Sukses

MUI Samarinda Tegaskan Tidak Pernah Ada Penutupan Rumah Ibadah

Dalam surat edaran soal relaksasi kehidupa normal baru, MUI Samarinda memprotes kalimat yang menyebutkan pembukaan kembali rumah ibadah.

Liputan6.com, Samarinda - Majelis Ulama Indonesia (MUI) Kota Samarinda memprotes diksi yang dipilih Pemerinta Kota Samarinda dalam surat edaran terkait fase normal baru yang bakal diterapkan. Ada salah satu poin yang dianggap MUI kurang elok yakni kalimat yang menyebutkan pembukaan kembali rumah ibadah.

Dalam surat edaran nomor 360/003/300.07 menjelaskan soal fase relaksasi Covid-19 tahap pertama di Kota Samarinda yang mulai diterapkan per 1 Juni 2020. Satu dari empat poin menyebut tempat peribadatan dibuka kembali dengan tetap melakukan standar dan protokol kesehatan, menjaga jarak minimal 1 meter antar sesama dan wajib memakai masker di setiap kegiatan peribadatan.

Ketua MUI Samarinda KH Zaini Naim mengaku kurang setuju dengan kalimat di poin tersebut. Bahkan, pimpinan para ulama itu justru mempertanyakan poin tersebut.

"Kesannya sebelumnya ditutup. Ada kesan begitu padahal tidak, tetap adzan, tetap salat. Artinya untuk melakukan salat bisa di rumah saja, tidak ada rumah ibadah ditutup," kata Zaini Naim, Sabtu (30/5/2020).

Selama pandemi dan Bulan Ramadan, tempat ibadah di Kota Samarinda tetap melantunkan panggilan salat. Masjid juga tetap memutar bacaan Alquran sebelum adzan.

Ia melanjutkan jika tempat peribadatan itu dibuka kembali, maka masjid dan tempat ibadah umar Islam lainnya akan membludak. Warga tak lagi beribadah di rumah masing-masing.

"Siapa bisa menjamin jaraknya, jaga satu meter itu kalau sudah banyak tentu sulit.

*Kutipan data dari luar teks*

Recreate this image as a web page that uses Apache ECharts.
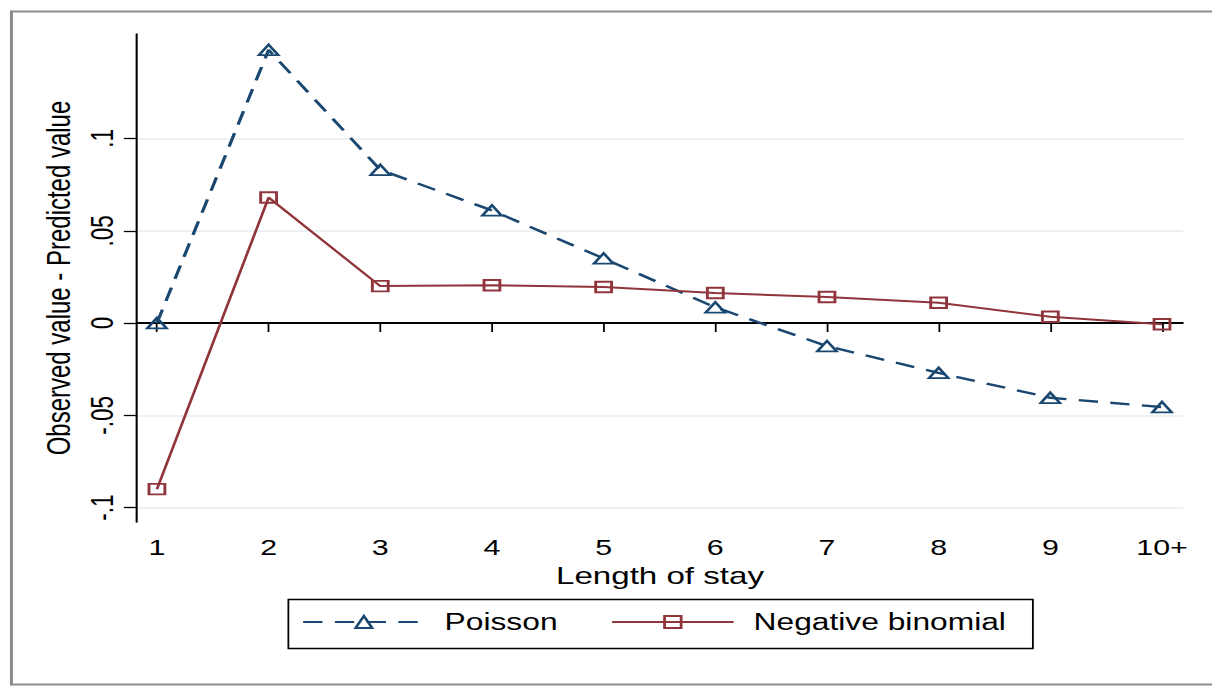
<!DOCTYPE html>
<html>
<head>
<meta charset="utf-8">
<script src="https://cdn.jsdelivr.net/npm/echarts@6/dist/echarts.min.js"></script>
<style>
html, body { margin: 0; padding: 0; background: #ffffff; overflow: hidden; }
#chart { width: 878px; height: 688px; transform: scaleX(1.3804); transform-origin: 0 0; }
</style>
</head>
<body>
<div id="chart"></div>
<script>
// ---- data ----
const categories = ['1', '2', '3', '4', '5', '6', '7', '8', '9', '10+'];
const poissonValues = [0.0, 0.148, 0.083, 0.061, 0.035, 0.0085, -0.0125, -0.027, -0.0405, -0.0455];
const negbinValues = [-0.090, 0.068, 0.020, 0.0205, 0.0195, 0.0163, 0.0141, 0.011, 0.0034, -0.0007];
const yTickValues = [-0.1, -0.05, 0, 0.05, 0.1];
const yTickLabels = ['-.1', '-.05', '0', '.05', '.1'];
const seriesNames = ['Poisson', 'Negative binomial'];
const xTitle = 'Length of stay';
const yTitle = 'Observed value - Predicted value';

const navy = '#1a476f';
const maroon = '#90353b';
const FONT = '"Liberation Sans", Arial, Helvetica, sans-serif';

const xPositions = categories.map((c, i) => i + 1);
const toPairs = vals => vals.map((v, i) => [xPositions[i], v]);

const chart = echarts.init(document.getElementById('chart'), null, { renderer: 'svg' });

chart.setOption({
  animation: false,
  backgroundColor: '#ffffff',
  textStyle: { fontFamily: FONT, color: '#000' },
  graphic: [{
    type: 'rect',
    left: 5.8, top: 9,
    shape: { x: 0, y: 0, width: 900, height: 673 },
    style: { fill: 'none', stroke: '#8c8c8c', lineWidth: 2.2 },
    silent: true
  }],
  grid: { left: 99.2, right: 21, top: 34, bottom: 166 },
  xAxis: {
    type: 'value',
    min: 0.821, max: 10.188,
    name: xTitle,
    nameLocation: 'middle',
    nameGap: 31,
    nameTextStyle: { fontSize: 24, fontFamily: FONT, color: '#000' },
    axisLine: { show: true, lineStyle: { color: '#000', width: 1.5 } },
    axisTick: { show: true, length: 9, lineStyle: { color: '#000', width: 1.3 }, customValues: xPositions },
    axisLabel: {
      show: true, fontSize: 22, color: '#000', fontFamily: FONT, margin: 15,
      customValues: xPositions,
      formatter: v => categories[Math.round(v) - 1]
    },
    splitLine: { show: false }
  },
  yAxis: {
    type: 'value',
    min: -0.1078, max: 0.1566,
    name: yTitle,
    nameLocation: 'middle',
    nameGap: 38,
    nameRotate: 90,
    nameTextStyle: { fontSize: 24, fontFamily: FONT, color: '#000' },
    axisLine: { show: true, lineStyle: { color: '#000', width: 1.5 } },
    axisTick: { show: true, length: 9.5, lineStyle: { color: '#000', width: 1.3 }, customValues: yTickValues },
    axisLabel: {
      show: true, rotate: 90, fontSize: 22.5, color: '#000', fontFamily: FONT, margin: 14,
      customValues: yTickValues,
      formatter: v => {
        const i = yTickValues.findIndex(t => Math.abs(t - v) < 1e-9);
        return i >= 0 ? yTickLabels[i] : '';
      }
    },
    splitLine: { show: true, lineStyle: { color: '#e6eef1', width: 1.6 } }
  },
  legend: {
    show: true,
    left: 208.9, top: 599.5,
    orient: 'horizontal',
    data: seriesNames,
    itemWidth: 88,
    itemHeight: 15,
    itemGap: 38.5,
    padding: [11, 19.5, 15, 9.7],
    borderColor: '#000',
    borderWidth: 1.3,
    borderRadius: 0,
    textStyle: { fontSize: 23, color: '#000', fontFamily: FONT, padding: [0, 0, 0, 9.5] }
  },
  series: [
    {
      name: seriesNames[0],
      type: 'line',
      data: toPairs(poissonValues),
      symbol: 'triangle',
      symbolSize: [14, 10.5],
      itemStyle: { color: 'rgba(255,255,255,0)', borderColor: navy, borderWidth: 2 },
      lineStyle: { color: navy, width: 2.4, type: [14, 9] },
      z: 3
    },
    {
      name: seriesNames[1],
      type: 'line',
      data: toPairs(negbinValues),
      symbol: 'rect',
      symbolSize: [11.5, 10.5],
      itemStyle: { color: 'rgba(255,255,255,0)', borderColor: maroon, borderWidth: 2 },
      lineStyle: { color: maroon, width: 2 },
      z: 3,
      markLine: {
        silent: true,
        symbol: ['none', 'none'],
        label: { show: false },
        lineStyle: { color: '#000', width: 2, type: 'solid' },
        data: [{ yAxis: 0 }],
        z: 2
      }
    }
  ]
});
</script>
</body>
</html>
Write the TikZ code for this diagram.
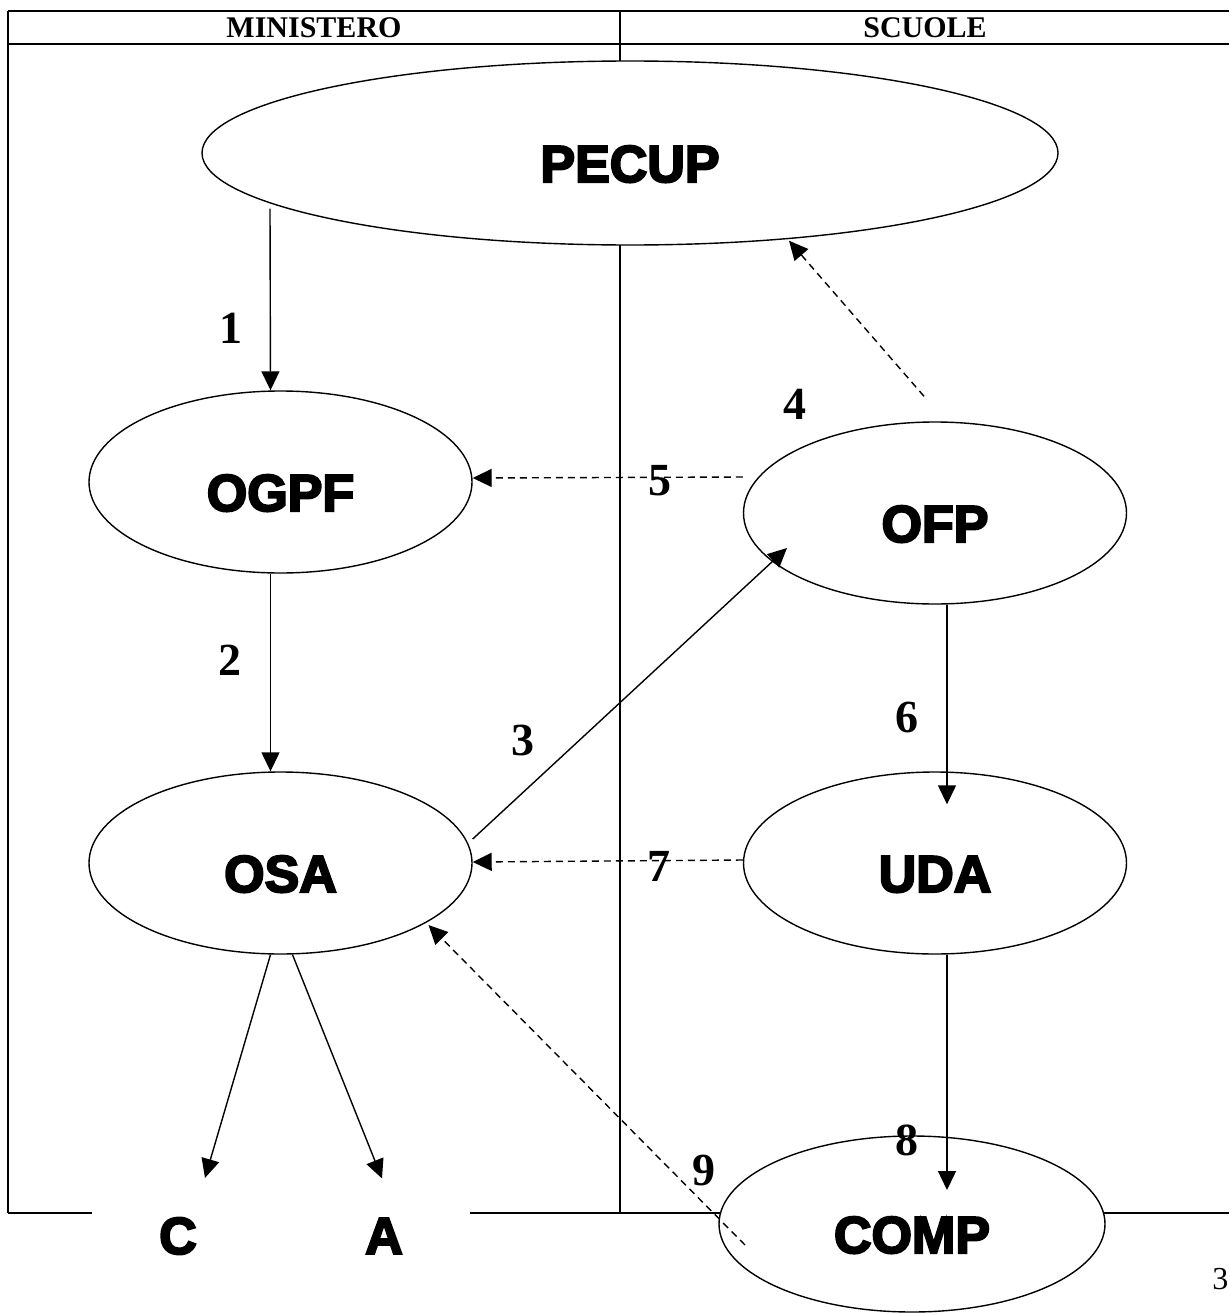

Padahal Covid-19 ini kan belum selesai, masih ada di Samarinda," tambahnya.

Ia meminta agar Gugus Tugas Percepatan Penanganan Covid-19, Dinas Kesehatan dan Pemerintah Kota Samarinda untuk mempertimbangkan kembali dan tidak terburu-buru menetapkan.

"Dipikir betul-betul, rapat dulu, baru kalau ada kesepakatan bisa dikeluarkan surat edaran," kata Zaini.

Zaini menegaskan, tidak ada larangan untuk melakukan ibadah di tempat peribadatan tetapi harus dipertimbangkan kembali situasinya. Mengingat banyak masyarakat dari luar Samarinda yang datang ke Kota Tepian.

Dia juga meminta agar petugas yang menetapkan keputusan harus siap. Berulangkali ia mengatakan agar Pemkot Samarinda tidak gegabah mengambil keputusan, dan perlu adanya penjagaan di pintu-pintu masuk Samarinda.

"Jika banyak korban, kita juga yang repot," ujarnya.

Zaini juga mempertanyakan sikap Pemkot Samarinda yang tak melibatkan MUI dalam penetapan surat edaran itu.

"Jangan gegabah, mestinya komprehensif," pungkasnya.